Des difficultés qu’a également rencontrées Florian Laval, cofondateur du pure-player régional Revue Far Ouest. « Dans le secteur de la presse, il y a deux types de concurrence : celle économique, et celle de l’attention. Un média n’est pas là pour être rentable, il s’apparente à une démarche de service public. De ce fait, comment monétiser la marque pour financer la partie média ?, s’interroge-t-il. L’attention est également difficile à capter, le lecteur est énormément sollicité sur le net. C’est un secteur fragile et très concurrentiel. »
L’autre problématique revêt un caractère technique. Le grand public, qui suit désormais l’actualité sur portable, passe en effet de moins en moins de temps sur un article. « Le fait que l’on s’informe majoritairement avec un smartphone ne facilite pas la lecture d’articles grands formats, poursuit Leibovici. Il faut interroger les pratiques informationnelles. Par exemple, un format texte captera moins l’attention qu’un format vidéo.

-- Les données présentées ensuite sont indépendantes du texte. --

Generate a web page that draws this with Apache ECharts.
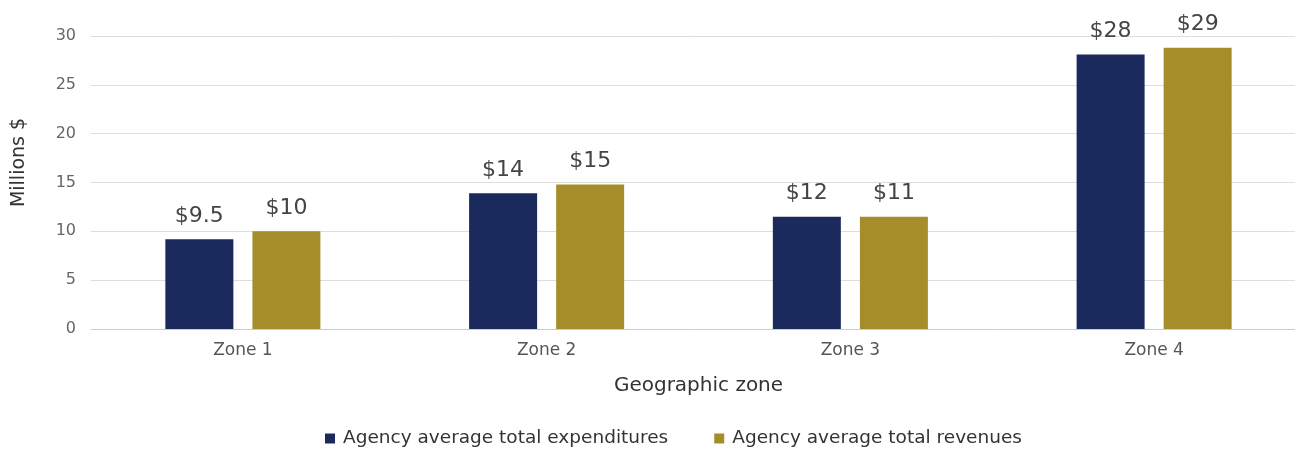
<!DOCTYPE html>
<html><head><meta charset="utf-8">
<script src="https://cdn.jsdelivr.net/npm/echarts@6/dist/echarts.min.js"></script>
<style>html,body{margin:0;padding:0;background:#fff}#c{width:1295px;height:452px}</style>
</head><body><div id="c"></div>
<script>
const categories = ["Zone 1", "Zone 2", "Zone 3", "Zone 4"];
const expenditures = [9.2, 13.9, 11.5, 28.1];
const revenues = [10.0, 14.8, 11.5, 28.8];
const expLabels = ["$9.5", "$14", "$12", "$28"];
const revLabels = ["$10", "$15", "$11", "$29"];
const seriesNames = ["Agency average total expenditures", "Agency average total revenues"];
const yTicks = [0, 5, 10, 15, 20, 25, 30];

const font = "'DejaVu Sans', sans-serif";
const chart = echarts.init(document.getElementById('c'));
function lbl(arr){
  return {show:true, position:'top', distance:12, fontSize:22, color:'#444', fontFamily:font,
    formatter: p => arr[p.dataIndex]};
}
chart.setOption({
  animation:false,
  textStyle:{fontFamily:font},
  grid:{left:91, top:36, width:1215, bottom:123, containLabel:false, outerBoundsMode:'none'},
  legend:{bottom:-1, left:320, itemWidth:10, itemHeight:10, itemGap:46, icon:'rect',
    textStyle:{fontSize:18.5, color:'#333', fontFamily:font, padding:[0,0,0,3]}, data:seriesNames},
  xAxis:{type:'category', data:categories,
    axisLine:{lineStyle:{color:'#ccc'}}, axisTick:{show:false},
    axisLabel:{fontSize:17, color:'#555', margin:13},
    name:'Geographic zone', nameLocation:'middle', nameGap:47,
    nameTextStyle:{fontSize:20, color:'#333'}},
  yAxis:{type:'value', min:yTicks[0], max:yTicks[yTicks.length-1], interval:5,
    axisLabel:{fontSize:16, color:'#666', margin:15},
    splitLine:{lineStyle:{color:'#ddd'}},
    name:'Millions $', nameLocation:'middle', nameGap:62,
    nameTextStyle:{fontSize:19, color:'#333', padding:[0,0,0,40]}},
  series:[
    {name:seriesNames[0], type:'bar', data:expenditures, barWidth:68, barGap:'28%',
      itemStyle:{color:'#1b2a5c'}, label:lbl(expLabels)},
    {name:seriesNames[1], type:'bar', data:revenues, barWidth:68,
      itemStyle:{color:'#a68d2c'}, label:lbl(revLabels)}
  ]
});
</script></body></html>
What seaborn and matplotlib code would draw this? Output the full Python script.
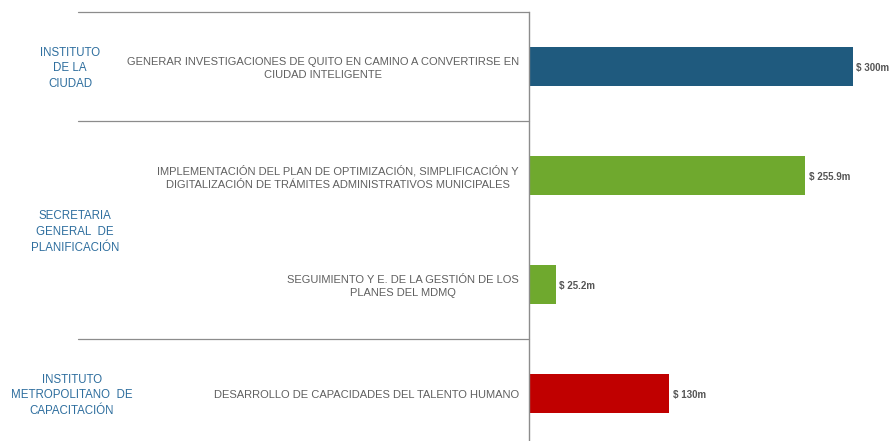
import numpy as np
import pandas as pd
import matplotlib
matplotlib.use("Agg")
import matplotlib.pyplot as plt
import seaborn as sns

# data
organizaciones = [
    "INSTITUTO\nDE LA\nCIUDAD",
    "SECRETARIA\nGENERAL  DE\nPLANIFICACIÓN",
    "SECRETARIA\nGENERAL  DE\nPLANIFICACIÓN",
    "INSTITUTO\nMETROPOLITANO  DE\nCAPACITACIÓN",
]
proyectos = [
    "GENERAR INVESTIGACIONES DE QUITO EN CAMINO A CONVERTIRSE EN\nCIUDAD INTELIGENTE",
    "IMPLEMENTACIÓN DEL PLAN DE OPTIMIZACIÓN, SIMPLIFICACIÓN Y\nDIGITALIZACIÓN DE TRÁMITES ADMINISTRATIVOS MUNICIPALES",
    "SEGUIMIENTO Y E. DE LA GESTIÓN DE LOS\nPLANES DEL MDMQ",
    "DESARROLLO DE CAPACIDADES DEL TALENTO HUMANO",
]
montos = [300.0, 255.9, 25.2, 130.0]
etiquetas = ["$ 300m", "$ 255.9m", "$ 25.2m", "$ 130m"]
colores = ["#1f5a7e", "#6fa92e", "#6fa92e", "#c00000"]

df = pd.DataFrame({"org": organizaciones, "proyecto": proyectos, "monto": montos})

sns.set_style("white")
plt.rcParams["font.family"] = ["Liberation Sans", "DejaVu Sans"]

fig = plt.figure(figsize=(8.94, 4.41), dpi=100)
ax = fig.add_axes([529 / 894, 0, 365 / 894, 429 / 441])

pal = {o: c for o, c in zip(organizaciones, colores)}
sns.barplot(data=df, x="monto", y="proyecto", hue="org", palette=pal,
            dodge=False, width=0.36, orient="h", legend=False, ax=ax,
            edgecolor="none", saturation=1)

ax.set_xlim(0, 338)
ax.set_ylim(3.436, -0.5)
ax.set_xlabel("")
ax.set_ylabel("")
ax.set_xticks([])
ax.set_yticklabels([])
ax.tick_params(axis="y", length=0)

for s in ["top", "right", "bottom"]:
    ax.spines[s].set_visible(False)
ax.spines["left"].set_color("#8c8c8c")
ax.spines["left"].set_linewidth(1.0)

trans = ax.get_yaxis_transform()
dy = 0.018  # small downward nudge so text sits like the original

# project labels (drawn by hand to control line spacing)
for i, p in enumerate(proyectos):
    ax.text(-10 / 365, i + dy, p, transform=trans, ha="right", va="center",
            multialignment="center", fontsize=8, color="#606060",
            linespacing=1.4, clip_on=False)

# value labels
for i, (v, t) in enumerate(zip(montos, etiquetas)):
    ax.text(v + 3, i + 0.01, t, va="center", ha="left", fontsize=7,
            fontweight="bold", color="#555555")

# group separators and org labels
x_left = (78 - 529) / 365
grupos = []
for i, o in enumerate(organizaciones):
    if not grupos or grupos[-1][0] != o:
        grupos.append([o, i, i])
    else:
        grupos[-1][2] = i
for k, (o, a, b) in enumerate(grupos):
    ax.plot([x_left, 0], [a - 0.5, a - 0.5], transform=trans, color="#8c8c8c",
            lw=0.9, clip_on=False)
    cx = {0: 70, 1: 75, 2: 72}[k]
    ax.text((cx - 529) / 365, (a + b) / 2 + dy, o, transform=trans, ha="center",
            va="center", fontsize=8.3, color="#2e6e9e", linespacing=1.4,
            clip_on=False)

fig.savefig("out.png", dpi=100)
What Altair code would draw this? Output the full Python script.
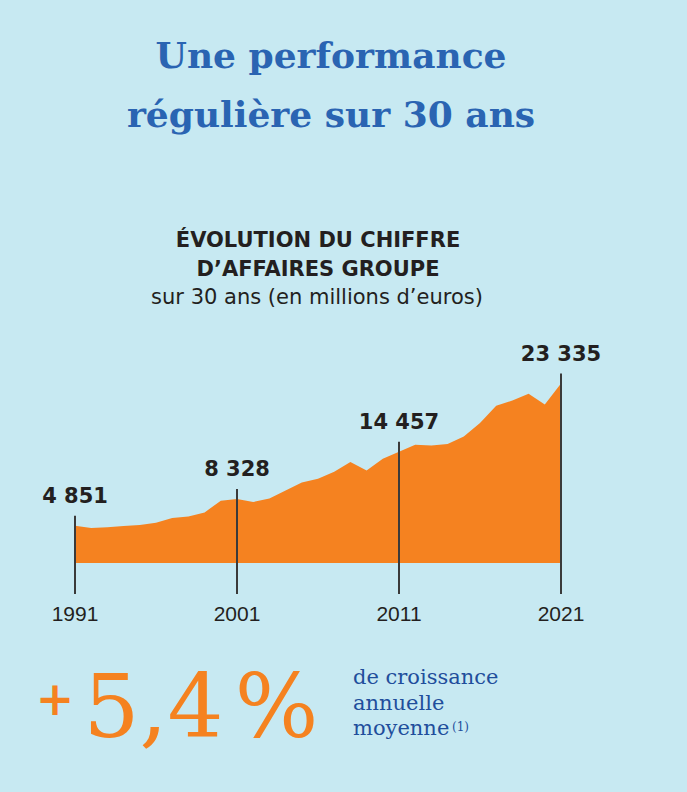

Intéresser le public est un vrai défi quand on fait du slow. »
L’avenir de la profession ?
Pour se démarquer et fidéliser, les médias long format doivent proposer des productions novatrices, intuitives et pertinentes. « Le slow journalism devrait occuper une place plus importante, analyse David Wolf, mais il s’oppose à notre consommation actuelle de l’information et aux formes traditionnelles du journalisme telles que nous les connaissons actuellement. » « Il est nécessaire de faire le ménage face à cette junk info de plus en plus envahissante, où tout le monde se considère journaliste et se sent légitime pour publier n’importe quoi. Le slow, c’est l’antidote, une des réponses face à un phénomène de société et cette tyrannie de l’opinion et de l’instantanéité », estime Meuret. « Contrairement à ce que préconise le slow journalism, il n’est pas une réponse globale à la crise de confiance dans les médias, tempère Mercier. Sa plus grosse limite, c’est celle qui consiste à le présenter comme une réponse à la crise de presse. »
Il ne serait donc pas la solution miracle à la défiance de la profession. Mais le slow journalism s’affirme comme l’un des moyens incontournables pour tendre vers une pratique journalistique moins instantanée et plus approfondie. Et participer, à sa manière, au renouveau de la presse et au regain de confiance du grand public.